China's economic growth rate has rebounded to 7.8 percent in the latest quarter after a boost in government spending to reverse a sharp downturn, although signs are already emerging that the pickup in activity may lose some vigor.
Growth of the world's second-largest economy accelerated from the previous quarter's two-decade low of 7.5 percent, according to the National Bureau of Statistics.
"This growth has been stimulated by government investment into the economy, and there is concern among some over the sustainability of this growth," Al Jazeera's Marga Ortigas, reporting from Guangzhou, said on Friday.
Communist leaders want to steer China's economy to a slower, more sustainable level based on domestic consumption instead of exports and investment.
The data, however, shows China is a long way from having domestic consumption as the main driver of its economic growth. Consumption accounted for 46 percent of growth in the first nine months, compared with 56 percent taken up by investment.
Analysts have warned the rebound might not last because Chinese consumer spending is growing more slowly than Beijing wants and global demand is weak.
The unexpectedly abrupt decline in global demand for Chinese goods prompted Beijing to reverse course temporarily and take targeted steps to prop up growth and avoid job losses.
Communist leaders are due to meet in November to craft an economic development blueprint that reform advocates hope will include market-opening and more financial support to private entrepreneurs.
The country's top economic official, Premier Li Keqiang, said earlier Beijing would try to keep growth from falling below 7.5 percent.

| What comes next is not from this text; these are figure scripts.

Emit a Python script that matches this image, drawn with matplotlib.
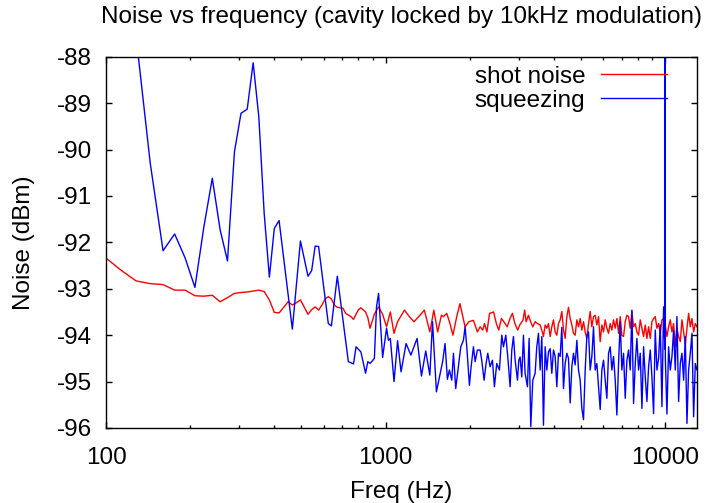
import matplotlib
matplotlib.use('Agg')
import matplotlib.pyplot as plt
from matplotlib.ticker import LogLocator, NullFormatter

plt.rcParams['font.family'] = ['Liberation Sans', 'DejaVu Sans']
plt.rcParams['axes.unicode_minus'] = False

# ---- data (Hz, dBm) ----
# low/mid frequency part of the shot noise trace
red_freq_low = [96, 112, 128, 144, 160, 176, 192, 208, 224, 240, 256, 272, 288, 304,
                320, 336, 352, 368, 384, 400, 416,
                432, 448, 464, 480, 496, 512, 528, 544, 560, 576, 592, 608, 624, 640, 656, 672,
                704, 720, 752, 768, 784, 800, 816, 848, 864, 880, 912, 944, 976, 1008, 1040,
                1072, 1104, 1168, 1216, 1264, 1328, 1376, 1440, 1488, 1536, 1584,
                1610, 1655, 1700, 1741, 1797, 1845, 1925, 1987, 2062, 2131, 2178, 2227, 2258,
                2304, 2355, 2435, 2490, 2540, 2597, 2648, 2724, 2787, 2843, 2901, 2968, 3020,
                3099, 3144, 3182, 3244, 3289, 3361, 3427, 3496]
red_db_low = [-92.25, -92.58, -92.83, -92.89, -92.91, -93.03, -93.03, -93.15, -93.16, -93.14,
              -93.28, -93.19, -93.10, -93.08, -93.07, -93.05, -93.03, -93.06, -93.24, -93.51,
              -93.52,
              -93.40, -93.28, -93.35, -93.30, -93.24, -93.40, -93.55, -93.45, -93.39, -93.46,
              -93.35, -93.22, -93.17, -93.22, -93.35, -93.40,
              -93.42, -93.53, -93.60, -93.66, -93.55, -93.45, -93.41, -93.50, -93.62, -93.85,
              -93.55, -93.39, -93.55, -93.82, -93.50, -93.96, -93.71, -93.46, -93.60, -93.71,
              -93.57, -93.46, -93.93, -93.46, -93.93, -93.57,
              -93.60, -93.53, -93.75, -94.00, -93.60, -93.32, -93.82, -93.71, -93.68, -93.93,
              -93.82, -93.89, -93.75, -93.93, -93.53, -93.50, -93.75, -93.89, -93.64, -93.71,
              -93.82, -93.64, -93.53, -93.75, -93.89, -93.78, -93.68, -93.46, -93.71, -93.57,
              -93.68, -93.82, -93.71, -93.75]

# low/mid frequency part of the squeezing trace
blue_freq_low = [96, 112, 128, 144, 160, 176, 192, 208, 224, 240, 256, 272, 288, 304,
                 320, 336, 352, 368, 384, 400, 416,
                 464, 496, 528, 544, 560, 576, 624, 640, 672,
                 736, 768, 784, 816, 848, 864, 880, 912, 928, 944, 976,
                 1008, 1024, 1040, 1072, 1104, 1136, 1184, 1232, 1296, 1344, 1392, 1440, 1472,
                 1520, 1600, 1632, 1664,
                 1692, 1725, 1749, 1782, 1822, 1858, 1899, 1925, 1952, 1995,
                 2023, 2062, 2091, 2131, 2178, 2208, 2251, 2288, 2320, 2365,
                 2411, 2451, 2498, 2554, 2604, 2640, 2692, 2736, 2789, 2828,
                 2867, 2907, 2963, 2996, 3028, 3070, 3113, 3155, 3217, 3262,
                 3307, 3362, 3427, 3474, 3523]
blue_db_low = [-84.0, -85.8, -87.54, -90.30, -92.18, -91.82, -92.34, -92.97, -91.66, -90.62,
               -91.73, -92.40, -90.05, -89.22, -89.13, -88.13, -89.29, -91.38, -92.75, -91.70,
               -91.53,
               -93.87, -91.97, -92.73, -92.61, -92.08, -92.09, -93.75, -93.80, -92.73,
               -94.57, -94.62, -94.25, -94.36, -94.82, -94.57, -94.61, -94.50, -93.39, -93.10,
               -94.48,
               -93.85, -94.11, -94.07, -95.00, -94.12, -94.79, -94.18, -94.43, -94.07, -94.88,
               -94.34, -94.86, -93.71, -95.22, -94.57, -94.18, -94.95,
               -94.75, -94.97, -94.39, -95.15, -94.68, -94.25, -94.11, -93.82, -94.25, -95.08,
               -94.68, -94.25, -94.57, -94.32, -94.32, -94.54, -94.97, -94.61, -94.39, -94.68,
               -94.54, -95.11, -94.61, -94.75, -94.00, -94.25, -94.00, -94.47, -95.11, -94.32,
               -94.03, -94.54, -94.97, -94.54, -94.47, -94.90, -94.00, -94.82, -95.11, -94.07,
               -95.97, -94.97, -94.82, -94.25, -93.96]

# high frequency part, both traces read on the same frequencies
hf_freq = [3572, 3621, 3671, 3722, 3773, 3826, 3879, 3932, 3987, 4042,
           4098, 4154, 4212, 4270, 4329, 4389, 4450, 4511, 4574, 4637,
           4701, 4766, 4832, 4899, 4967, 5035, 5105, 5176, 5247, 5320,
           5393, 5468, 5544, 5620, 5698, 5777, 5857, 5938, 6020, 6104,
           6188, 6274, 6360, 6448, 6538, 6628, 6720, 6813, 6907, 7003,
           7100, 7198, 7298, 7399, 7501, 7605, 7710, 7817, 7925, 8035,
           8146, 8259, 8373, 8489, 8606, 8725, 8846, 8968, 9092, 9218,
           9346, 9475, 9606, 9739, 9874, 9984, 10000, 10016, 10149, 10289, 10432, 10576,
           10722, 10870, 11021, 11173, 11328, 11484, 11643, 11804, 11968, 12133,
           12301, 12471, 12644, 12819, 12996]
red_db_high = [-93.78, -93.89, -94.03, -93.78, -93.85, -93.75, -94.03, -93.82, -93.67, -93.93,
               -94.00, -93.75, -93.67, -93.49, -93.89, -94.07, -93.60, -93.40, -93.64, -93.78,
               -93.96, -94.00, -93.67, -93.82, -93.64, -93.89, -93.71, -93.93, -94.07, -93.75,
               -93.49, -93.82, -93.60, -93.57, -93.78, -93.60, -94.14, -93.78, -93.93, -93.67,
               -93.85, -93.96, -93.75, -93.89, -93.67, -93.85, -93.64, -93.96, -93.60, -94.00,
               -94.03, -93.71, -93.57, -93.60, -93.85, -93.49, -93.82, -93.75, -93.93, -94.00,
               -93.67, -93.85, -94.03, -93.78, -94.07, -93.82, -94.07, -93.71, -93.64, -93.60,
               -93.85, -93.75, -93.96, -93.67, -93.64, -93.70, -93.75, -93.80, -94.03, -93.82,
               -93.67, -93.93,
               -93.75, -94.25, -93.85, -94.03, -94.14, -93.67, -93.93, -94.21, -93.85, -93.53,
               -93.82, -93.64, -93.93, -93.75, -93.82]
blue_db_high = [-94.75, -94.03, -95.94, -94.25, -94.75, -94.36, -94.29, -94.82, -94.32, -94.46,
                -95.11, -94.39, -94.46, -93.83, -95.15, -94.61, -94.39, -94.50, -95.46, -94.68,
                -94.39, -94.64, -94.11, -94.75, -94.97, -95.58, -95.82, -94.75, -94.03, -93.93,
                -94.75, -94.46, -93.82, -94.75, -94.61, -95.11, -95.60, -94.75, -94.54, -94.97,
                -95.36, -94.39, -94.25, -94.75, -94.46, -94.97, -95.72, -94.61, -93.71, -94.75,
                -94.39, -95.36, -94.54, -94.32, -94.75, -93.46, -95.47, -94.61, -94.07, -94.75,
                -94.39, -95.58, -94.25, -94.90, -95.43, -94.68, -94.32, -94.90, -95.69, -93.89,
                -94.75, -94.50, -93.78, -95.54, -93.39, -94.30, -70.00, -94.50, -95.70, -94.25,
                -94.75, -94.46,
                -93.89, -94.75, -93.60, -95.43, -94.61, -94.39, -94.97, -94.03, -95.90, -94.75,
                -94.39, -93.96, -95.76, -94.61, -94.75]

red_freq = red_freq_low + hf_freq
red_db = red_db_low + red_db_high
blue_freq = blue_freq_low + hf_freq
blue_db = blue_db_low + blue_db_high
assert len(red_freq) == len(red_db) and len(blue_freq) == len(blue_db)

fs = 17.5

fig = plt.figure(figsize=(7.14, 5.03), dpi=100)
ax = fig.add_axes([106 / 714, 75 / 503, 591 / 714, 371.3 / 503])

ax.plot(red_freq, red_db, color='#ff0000', lw=1.0, label='shot noise')
ax.plot(blue_freq, blue_db, color='#0000ff', lw=1.0, label='squeezing')

ax.set_xscale('log')
ax.set_xlim(100, 13000)
ax.set_ylim(-96, -88)
ax.set_xticks([100, 1000, 10000])
ax.set_xticklabels(['100', '1000', '10000'])
ax.xaxis.set_minor_locator(LogLocator(base=10, subs=range(2, 10)))
ax.xaxis.set_minor_formatter(NullFormatter())
ax.set_yticks(range(-96, -87))

ax.tick_params(which='both', direction='in', top=True, right=True,
               labelsize=fs, color='black')
ax.tick_params(which='major', length=4.5, width=1)
ax.tick_params(which='minor', length=2.4, width=1)
ax.tick_params(axis='x', pad=14)
ax.tick_params(axis='y', pad=10)
for sp in ax.spines.values():
    sp.set_linewidth(1.0)

ax.set_title('Noise vs frequency (cavity locked by 10kHz modulation)', fontsize=fs, pad=24)
ax.set_xlabel('Freq (Hz)', fontsize=fs, labelpad=8)
ax.set_ylabel('Noise (dBm)', fontsize=fs, labelpad=15.5)

ax.legend(loc='upper right', bbox_to_anchor=(0.949, 0.975), frameon=False,
          markerfirst=False, handlelength=2.7, handletextpad=0.65,
          borderaxespad=0, borderpad=0, labelspacing=0.08, fontsize=fs)

fig.savefig('out.png', dpi=100)
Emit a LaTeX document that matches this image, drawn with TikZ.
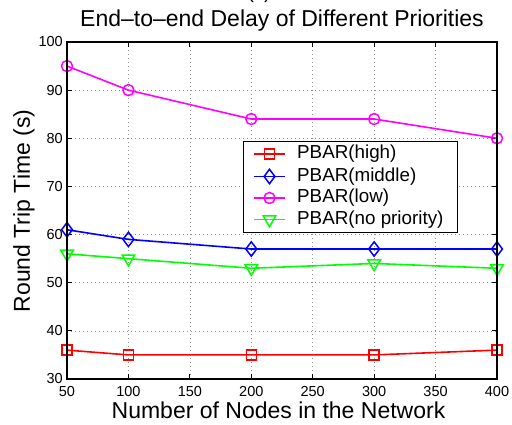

That is far above levels forecast for the US, Europe and Japan but barely half of 2009's 14.2 percent growth.
Friday's data highlighted the economy's heavy reliance on government-led investment and the weakness of trade.
Trade was so weak that its contribution to overall growth was negative, according to Sheng, and detracted 0.1 percentage point from the quarter's growth rate.
September exports suffered a rare and unexpectedly sharp decline of 0.3 percent, falling short of forecasts.
The International Monetary Fund is predicting Chinese growth this year of 7.6 percent, which would be the weakest performance since the early 1990s, and some private sector analysts have cut their growth forecasts for next year to below 7 percent.
The 7.8 percent growth "could be as good as it gets," said Mark Williams from Capital Economics in London. "We continue to expect gross domestic product growth to slow next year to around 7 percent."